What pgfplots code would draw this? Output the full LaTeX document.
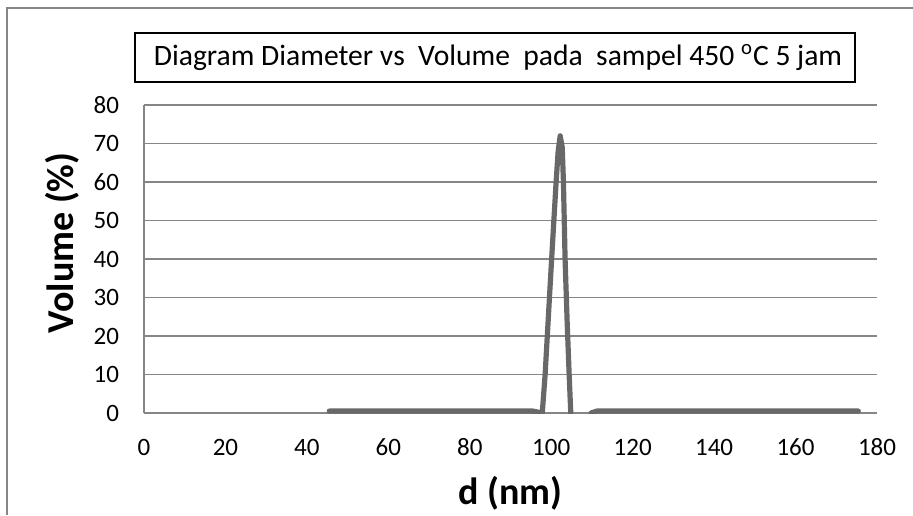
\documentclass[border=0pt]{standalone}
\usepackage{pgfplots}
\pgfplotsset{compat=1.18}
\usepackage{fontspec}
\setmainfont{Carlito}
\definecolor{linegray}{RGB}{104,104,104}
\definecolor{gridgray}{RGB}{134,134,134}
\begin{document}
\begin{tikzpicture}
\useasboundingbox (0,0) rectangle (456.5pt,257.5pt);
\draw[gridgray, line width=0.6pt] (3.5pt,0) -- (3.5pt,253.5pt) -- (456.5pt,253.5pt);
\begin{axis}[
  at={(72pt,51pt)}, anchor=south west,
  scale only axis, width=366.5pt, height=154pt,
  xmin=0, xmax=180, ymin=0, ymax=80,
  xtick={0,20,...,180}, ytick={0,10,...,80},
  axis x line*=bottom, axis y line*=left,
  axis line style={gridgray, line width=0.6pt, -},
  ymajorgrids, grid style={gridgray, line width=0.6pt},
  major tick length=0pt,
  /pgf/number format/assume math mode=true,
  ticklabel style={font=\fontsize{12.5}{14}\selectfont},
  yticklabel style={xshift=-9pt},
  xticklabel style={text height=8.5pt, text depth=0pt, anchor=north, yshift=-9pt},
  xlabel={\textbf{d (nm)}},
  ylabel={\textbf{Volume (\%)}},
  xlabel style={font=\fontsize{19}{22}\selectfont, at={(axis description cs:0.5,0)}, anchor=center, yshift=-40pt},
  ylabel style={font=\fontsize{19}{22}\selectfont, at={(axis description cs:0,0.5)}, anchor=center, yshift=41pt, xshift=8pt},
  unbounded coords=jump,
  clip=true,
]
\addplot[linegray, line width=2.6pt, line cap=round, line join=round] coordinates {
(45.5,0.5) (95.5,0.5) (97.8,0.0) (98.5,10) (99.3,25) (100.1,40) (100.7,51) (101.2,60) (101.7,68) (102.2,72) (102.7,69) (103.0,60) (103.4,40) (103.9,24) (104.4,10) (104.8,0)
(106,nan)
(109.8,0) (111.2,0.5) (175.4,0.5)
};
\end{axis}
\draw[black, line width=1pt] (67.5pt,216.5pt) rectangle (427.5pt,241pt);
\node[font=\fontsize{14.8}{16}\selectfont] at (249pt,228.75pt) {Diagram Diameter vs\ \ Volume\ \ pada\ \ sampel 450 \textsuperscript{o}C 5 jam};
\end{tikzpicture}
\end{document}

= = = = =

* Exercise task
Working from the lines above, reproduce the material exactly and exclude its pictures.

* Written answer
What pgfplots code would draw this? Output the full LaTeX document.
\documentclass[border=0pt]{standalone}
\usepackage{pgfplots}
\pgfplotsset{compat=1.18}
\usepackage{fontspec}
\setmainfont{Carlito}
\definecolor{linegray}{RGB}{104,104,104}
\definecolor{gridgray}{RGB}{134,134,134}
\begin{document}
\begin{tikzpicture}
\useasboundingbox (0,0) rectangle (456.5pt,257.5pt);
\draw[gridgray, line width=0.6pt] (3.5pt,0) -- (3.5pt,253.5pt) -- (456.5pt,253.5pt);
\begin{axis}[
  at={(72pt,51pt)}, anchor=south west,
  scale only axis, width=366.5pt, height=154pt,
  xmin=0, xmax=180, ymin=0, ymax=80,
  xtick={0,20,...,180}, ytick={0,10,...,80},
  axis x line*=bottom, axis y line*=left,
  axis line style={gridgray, line width=0.6pt, -},
  ymajorgrids, grid style={gridgray, line width=0.6pt},
  major tick length=0pt,
  /pgf/number format/assume math mode=true,
  ticklabel style={font=\fontsize{12.5}{14}\selectfont},
  yticklabel style={xshift=-9pt},
  xticklabel style={text height=8.5pt, text depth=0pt, anchor=north, yshift=-9pt},
  xlabel={\textbf{d (nm)}},
  ylabel={\textbf{Volume (\%)}},
  xlabel style={font=\fontsize{19}{22}\selectfont, at={(axis description cs:0.5,0)}, anchor=center, yshift=-40pt},
  ylabel style={font=\fontsize{19}{22}\selectfont, at={(axis description cs:0,0.5)}, anchor=center, yshift=41pt, xshift=8pt},
  unbounded coords=jump,
  clip=true,
]
\addplot[linegray, line width=2.6pt, line cap=round, line join=round] coordinates {
(45.5,0.5) (95.5,0.5) (97.8,0.0) (98.5,10) (99.3,25) (100.1,40) (100.7,51) (101.2,60) (101.7,68) (102.2,72) (102.7,69) (103.0,60) (103.4,40) (103.9,24) (104.4,10) (104.8,0)
(106,nan)
(109.8,0) (111.2,0.5) (175.4,0.5)
};
\end{axis}
\draw[black, line width=1pt] (67.5pt,216.5pt) rectangle (427.5pt,241pt);
\node[font=\fontsize{14.8}{16}\selectfont] at (249pt,228.75pt) {Diagram Diameter vs\ \ Volume\ \ pada\ \ sampel 450 \textsuperscript{o}C 5 jam};
\end{tikzpicture}
\end{document}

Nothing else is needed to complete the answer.